TASK REQUIREMENTS:
Your task is to output all the records below, word for word.

RECORDS FOR THIS TASK:
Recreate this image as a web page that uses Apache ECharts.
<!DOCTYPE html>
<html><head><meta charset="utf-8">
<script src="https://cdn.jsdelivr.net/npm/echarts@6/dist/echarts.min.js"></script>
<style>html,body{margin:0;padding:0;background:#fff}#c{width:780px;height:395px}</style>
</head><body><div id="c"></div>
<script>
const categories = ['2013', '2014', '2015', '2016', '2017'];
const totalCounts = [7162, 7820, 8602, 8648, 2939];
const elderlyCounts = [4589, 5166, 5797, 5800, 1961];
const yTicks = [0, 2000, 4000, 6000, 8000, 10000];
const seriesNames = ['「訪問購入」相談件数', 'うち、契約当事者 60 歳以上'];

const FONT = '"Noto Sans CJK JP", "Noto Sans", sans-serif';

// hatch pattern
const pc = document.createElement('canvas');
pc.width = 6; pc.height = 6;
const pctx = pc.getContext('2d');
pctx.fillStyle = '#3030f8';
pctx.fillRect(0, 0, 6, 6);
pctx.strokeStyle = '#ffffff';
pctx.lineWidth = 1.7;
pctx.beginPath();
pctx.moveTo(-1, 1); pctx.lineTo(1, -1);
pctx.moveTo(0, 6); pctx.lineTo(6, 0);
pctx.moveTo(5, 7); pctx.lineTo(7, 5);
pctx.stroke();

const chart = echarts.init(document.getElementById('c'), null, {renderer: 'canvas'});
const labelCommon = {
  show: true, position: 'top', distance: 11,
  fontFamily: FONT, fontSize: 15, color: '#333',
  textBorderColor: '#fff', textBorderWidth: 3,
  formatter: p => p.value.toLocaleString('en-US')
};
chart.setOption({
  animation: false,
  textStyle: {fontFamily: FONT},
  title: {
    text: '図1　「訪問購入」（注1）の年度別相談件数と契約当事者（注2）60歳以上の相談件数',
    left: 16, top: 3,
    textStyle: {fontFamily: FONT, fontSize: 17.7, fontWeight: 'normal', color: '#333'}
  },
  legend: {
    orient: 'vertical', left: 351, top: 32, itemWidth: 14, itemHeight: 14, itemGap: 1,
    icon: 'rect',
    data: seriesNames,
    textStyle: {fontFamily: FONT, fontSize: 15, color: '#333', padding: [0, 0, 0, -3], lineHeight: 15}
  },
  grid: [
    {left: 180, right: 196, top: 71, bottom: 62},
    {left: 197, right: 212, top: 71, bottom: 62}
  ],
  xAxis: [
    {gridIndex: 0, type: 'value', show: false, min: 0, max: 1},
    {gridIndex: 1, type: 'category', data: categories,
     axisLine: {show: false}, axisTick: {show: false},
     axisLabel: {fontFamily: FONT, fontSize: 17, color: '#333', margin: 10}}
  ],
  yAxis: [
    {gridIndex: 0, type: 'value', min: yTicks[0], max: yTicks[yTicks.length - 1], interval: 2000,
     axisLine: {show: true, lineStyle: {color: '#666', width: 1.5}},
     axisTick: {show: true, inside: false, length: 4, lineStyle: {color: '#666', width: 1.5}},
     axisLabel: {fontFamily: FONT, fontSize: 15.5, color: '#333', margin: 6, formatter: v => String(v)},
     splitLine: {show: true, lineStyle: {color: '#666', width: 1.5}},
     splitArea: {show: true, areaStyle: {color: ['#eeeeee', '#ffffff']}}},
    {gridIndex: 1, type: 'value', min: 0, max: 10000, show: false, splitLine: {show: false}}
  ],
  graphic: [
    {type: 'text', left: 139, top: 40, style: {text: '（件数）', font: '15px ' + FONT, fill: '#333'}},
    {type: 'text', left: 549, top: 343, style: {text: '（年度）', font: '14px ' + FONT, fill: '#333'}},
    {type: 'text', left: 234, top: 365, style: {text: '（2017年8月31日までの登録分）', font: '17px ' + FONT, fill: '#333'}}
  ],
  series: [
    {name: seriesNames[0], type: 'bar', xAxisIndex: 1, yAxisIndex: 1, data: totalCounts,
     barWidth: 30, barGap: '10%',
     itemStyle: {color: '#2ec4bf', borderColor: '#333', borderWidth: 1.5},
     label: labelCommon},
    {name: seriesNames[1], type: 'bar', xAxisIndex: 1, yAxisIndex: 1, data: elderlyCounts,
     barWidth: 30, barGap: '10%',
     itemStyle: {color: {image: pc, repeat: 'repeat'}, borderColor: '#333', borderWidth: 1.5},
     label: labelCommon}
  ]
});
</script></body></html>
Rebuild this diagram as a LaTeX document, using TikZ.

THE RESULT:
Recreate this image as a web page that uses Apache ECharts.
<!DOCTYPE html>
<html><head><meta charset="utf-8">
<script src="https://cdn.jsdelivr.net/npm/echarts@6/dist/echarts.min.js"></script>
<style>html,body{margin:0;padding:0;background:#fff}#c{width:780px;height:395px}</style>
</head><body><div id="c"></div>
<script>
const categories = ['2013', '2014', '2015', '2016', '2017'];
const totalCounts = [7162, 7820, 8602, 8648, 2939];
const elderlyCounts = [4589, 5166, 5797, 5800, 1961];
const yTicks = [0, 2000, 4000, 6000, 8000, 10000];
const seriesNames = ['「訪問購入」相談件数', 'うち、契約当事者 60 歳以上'];

const FONT = '"Noto Sans CJK JP", "Noto Sans", sans-serif';

// hatch pattern
const pc = document.createElement('canvas');
pc.width = 6; pc.height = 6;
const pctx = pc.getContext('2d');
pctx.fillStyle = '#3030f8';
pctx.fillRect(0, 0, 6, 6);
pctx.strokeStyle = '#ffffff';
pctx.lineWidth = 1.7;
pctx.beginPath();
pctx.moveTo(-1, 1); pctx.lineTo(1, -1);
pctx.moveTo(0, 6); pctx.lineTo(6, 0);
pctx.moveTo(5, 7); pctx.lineTo(7, 5);
pctx.stroke();

const chart = echarts.init(document.getElementById('c'), null, {renderer: 'canvas'});
const labelCommon = {
  show: true, position: 'top', distance: 11,
  fontFamily: FONT, fontSize: 15, color: '#333',
  textBorderColor: '#fff', textBorderWidth: 3,
  formatter: p => p.value.toLocaleString('en-US')
};
chart.setOption({
  animation: false,
  textStyle: {fontFamily: FONT},
  title: {
    text: '図1　「訪問購入」（注1）の年度別相談件数と契約当事者（注2）60歳以上の相談件数',
    left: 16, top: 3,
    textStyle: {fontFamily: FONT, fontSize: 17.7, fontWeight: 'normal', color: '#333'}
  },
  legend: {
    orient: 'vertical', left: 351, top: 32, itemWidth: 14, itemHeight: 14, itemGap: 1,
    icon: 'rect',
    data: seriesNames,
    textStyle: {fontFamily: FONT, fontSize: 15, color: '#333', padding: [0, 0, 0, -3], lineHeight: 15}
  },
  grid: [
    {left: 180, right: 196, top: 71, bottom: 62},
    {left: 197, right: 212, top: 71, bottom: 62}
  ],
  xAxis: [
    {gridIndex: 0, type: 'value', show: false, min: 0, max: 1},
    {gridIndex: 1, type: 'category', data: categories,
     axisLine: {show: false}, axisTick: {show: false},
     axisLabel: {fontFamily: FONT, fontSize: 17, color: '#333', margin: 10}}
  ],
  yAxis: [
    {gridIndex: 0, type: 'value', min: yTicks[0], max: yTicks[yTicks.length - 1], interval: 2000,
     axisLine: {show: true, lineStyle: {color: '#666', width: 1.5}},
     axisTick: {show: true, inside: false, length: 4, lineStyle: {color: '#666', width: 1.5}},
     axisLabel: {fontFamily: FONT, fontSize: 15.5, color: '#333', margin: 6, formatter: v => String(v)},
     splitLine: {show: true, lineStyle: {color: '#666', width: 1.5}},
     splitArea: {show: true, areaStyle: {color: ['#eeeeee', '#ffffff']}}},
    {gridIndex: 1, type: 'value', min: 0, max: 10000, show: false, splitLine: {show: false}}
  ],
  graphic: [
    {type: 'text', left: 139, top: 40, style: {text: '（件数）', font: '15px ' + FONT, fill: '#333'}},
    {type: 'text', left: 549, top: 343, style: {text: '（年度）', font: '14px ' + FONT, fill: '#333'}},
    {type: 'text', left: 234, top: 365, style: {text: '（2017年8月31日までの登録分）', font: '17px ' + FONT, fill: '#333'}}
  ],
  series: [
    {name: seriesNames[0], type: 'bar', xAxisIndex: 1, yAxisIndex: 1, data: totalCounts,
     barWidth: 30, barGap: '10%',
     itemStyle: {color: '#2ec4bf', borderColor: '#333', borderWidth: 1.5},
     label: labelCommon},
    {name: seriesNames[1], type: 'bar', xAxisIndex: 1, yAxisIndex: 1, data: elderlyCounts,
     barWidth: 30, barGap: '10%',
     itemStyle: {color: {image: pc, repeat: 'repeat'}, borderColor: '#333', borderWidth: 1.5},
     label: labelCommon}
  ]
});
</script></body></html>
Rebuild this diagram as a LaTeX document, using TikZ.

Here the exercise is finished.